Bunlara şunu demek isterim:
Bizim insanımız vesayete ve güdülmeye muhtaç cahil, aklı ermez, sözde uygar toplulukların rehberliği olmadan doğru yolu bulmaları mümkün olmayan bir insan çeşidi değildir. Evet, milletine ve milli değerlerine yabancılaşmış inanlarımız da vardır ama büyük kitleye göre bunlar marjinaldir, ne uzar ne kısalırlar. Ama hemen eklemeliyim: Gafil olursak uzarlar, aklımızı başımıza devşirir gerekli tedbirleri zamanında alırsak daha da kısalırlar; zorla değil, yolları çıkmaz olduğu için kısalırlar!
Yeri gelmişken bir hususa daha işaret etmek istiyorum:
Evet, henüz evlenme çağına gelmemiş, maddi (biyolojik) ve manevî (akıl) bakımından evlenecek yaşta ve başta olmayan “küçük” kızları zorla veya akılları ermediğinden evlendirmek asla tasvip edilemez, böyle bir evlilik ve aile “ilk ve en önemli İslam okulu” olamaz. Ama ortada bir problem daha var ve küçüklerin evlendirilmesi konusunda hassas olanlar bu meseleye ilgi duymuyorlar:
Mesele, giderek artan evlenme yaşı ve tek çocukla yetinme olayı.
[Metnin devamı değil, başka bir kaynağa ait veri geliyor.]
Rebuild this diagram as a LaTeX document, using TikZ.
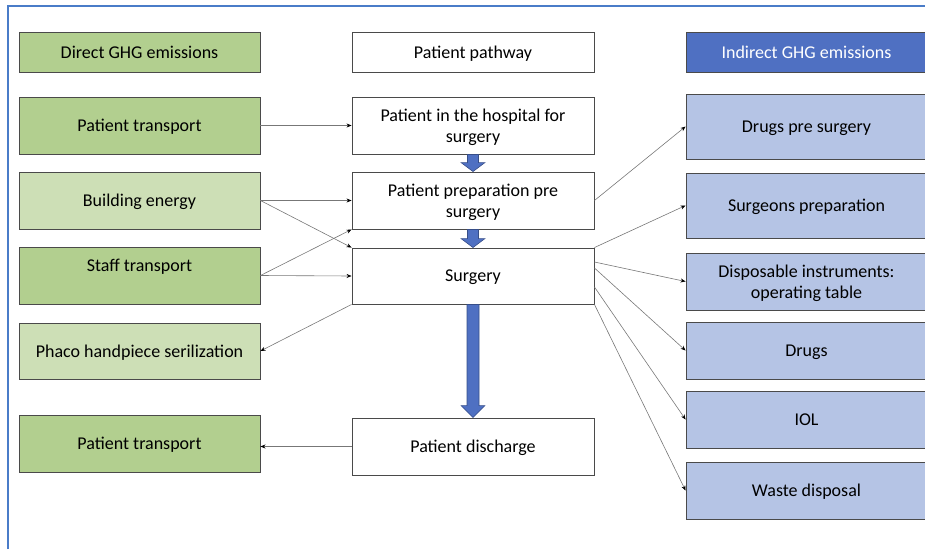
\documentclass[tikz,border=0pt]{standalone}
\usepackage{fontspec}
\setmainfont{Carlito}
\usetikzlibrary{arrows.meta,calc}
\definecolor{gdark}{HTML}{B2CF8F}
\definecolor{glight}{HTML}{CDDFB6}
\definecolor{bdark}{HTML}{4F70C2}
\definecolor{blight}{HTML}{B5C4E5}
\definecolor{frameblue}{HTML}{4A7CC8}
\definecolor{boxline}{HTML}{4A4A4A}
\definecolor{linkgray}{HTML}{777777}
\tikzset{
  box/.style={draw=boxline, line width=0.9pt, rectangle, inner sep=0pt, align=center,
    font=\fontsize{18}{21}\selectfont, text=black, text depth=0pt},
  lbox/.style={box, minimum width=241pt},
  mbox/.style={box, minimum width=242pt, fill=white},
  rbox/.style={box, minimum width=241pt},
  link/.style={draw=linkgray, line width=0.6pt, -{Stealth[length=5pt,width=4pt,color=black]}},
  blockarrow/.style={fill=bdark, draw=bdark!70!black, line width=0.6pt}
}
\begin{document}
\begin{tikzpicture}[x=1pt,y=-1pt]
\useasboundingbox (0,0) rectangle (925,549);
% frame
\draw[frameblue, line width=1.4pt] (8,549) -- (8,6) -- (930,6);
% left column
\node[lbox, fill=gdark, minimum height=40pt] (dir) at (139.5,52) {Direct GHG emissions};
\node[lbox, fill=gdark, minimum height=57pt] (pt1) at (139.5,125.5) {Patient transport};
\node[lbox, fill=glight, minimum height=57pt] (bld) at (139.5,200.5) {Building energy};
\node[lbox, fill=gdark, minimum height=57pt] (stf) at (139.5,275.5) {Staff transport\\\mbox{}};
\node[lbox, fill=glight, minimum height=56pt] (pha) at (139.5,351) {Phaco handpiece serilization};
\node[lbox, fill=gdark, minimum height=57pt] (pt2) at (139.5,443.5) {Patient transport};
% middle column
\node[mbox, minimum height=40pt] (pth) at (473,52) {Patient pathway};
\node[mbox, minimum height=57pt] (hos) at (473,125.5) {Patient in the hospital for\\surgery};
\node[mbox, minimum height=57pt] (prp) at (473,200.5) {Patient preparation pre\\surgery};
\node[mbox, minimum height=56pt] (sur) at (473,276) {Surgery};
\node[mbox, minimum height=57pt] (dis) at (473,446.5) {Patient discharge};
% right column
\node[rbox, fill=bdark, text=white, minimum height=40pt] (ind) at (806.5,52) {Indirect GHG emissions};
\node[rbox, fill=blight, minimum height=65pt] (dps) at (806.5,126.5) {Drugs pre surgery};
\node[rbox, fill=blight, minimum height=65pt] (sgp) at (806.5,205.5) {Surgeons preparation};
\node[rbox, fill=blight, minimum height=57pt] (dsp) at (806.5,281.5) {Disposable instruments:\\operating table};
\node[rbox, fill=blight, minimum height=57pt] (drg) at (806.5,350.5) {Drugs};
\node[rbox, fill=blight, minimum height=57pt] (iol) at (806.5,419.5) {IOL};
\node[rbox, fill=blight, minimum height=57pt] (wst) at (806.5,490.5) {Waste disposal};
% block arrows
\path[blockarrow] let \p1=(hos.south), \p2=(prp.north) in
  (\x1-5.5pt,\y1) -- (\x1-5.5pt,\y2+9pt) -- (\x1-12pt,\y2+9pt) -- (\x1,\y2) -- (\x1+12pt,\y2+9pt) -- (\x1+5.5pt,\y2+9pt) -- (\x1+5.5pt,\y1) -- cycle;
\path[blockarrow] let \p1=(prp.south), \p2=(sur.north) in
  (\x1-5.5pt,\y1) -- (\x1-5.5pt,\y2+9pt) -- (\x1-12pt,\y2+9pt) -- (\x1,\y2) -- (\x1+12pt,\y2+9pt) -- (\x1+5.5pt,\y2+9pt) -- (\x1+5.5pt,\y1) -- cycle;
\path[blockarrow] let \p1=(sur.south), \p2=(dis.north) in
  (\x1-6pt,\y1) -- (\x1-6pt,\y2+12pt) -- (\x1-12pt,\y2+12pt) -- (\x1,\y2) -- (\x1+12pt,\y2+12pt) -- (\x1+6pt,\y2+12pt) -- (\x1+6pt,\y1) -- cycle;
% thin connectors, left side
\draw[link] (pt1.east) -- (hos.west);
\draw[link] (bld.east) -- (prp.west);
\draw[link] (bld.east) -- (sur.north west);
\draw[link] (stf.east) -- (prp.south west);
\draw[link] (stf.east) -- (sur.west);
\draw[link] (sur.south west) -- (pha.east);
\draw[link] (dis.west) -- (dis.west -| pt2.east);
% thin connectors, right side
\draw[link] (prp.east) -- (dps.west);
\draw[link] (sur.north east) -- (sgp.west);
\draw[link] ([yshift=14pt]sur.east) -- (dsp.west);
\draw[link] ([yshift=8pt]sur.east) -- (drg.west);
\draw[link] ([yshift=-11pt]sur.east) -- (iol.west);
\draw[link] (sur.south east) -- (wst.west);
\end{tikzpicture}
\end{document}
İslam, ailenin oluşması ve amacına ulaşması, nüfusun sağlıklı bir nicelik ve nitelikte olması için hem otuz-kırk yaşına kadar evlenmemek hem de tek çocukla yetinmek sakıncalıdır. Önemli bir mazereti olmadan bunu yapanlar, dinî bakımdan da sorumlu olurlar.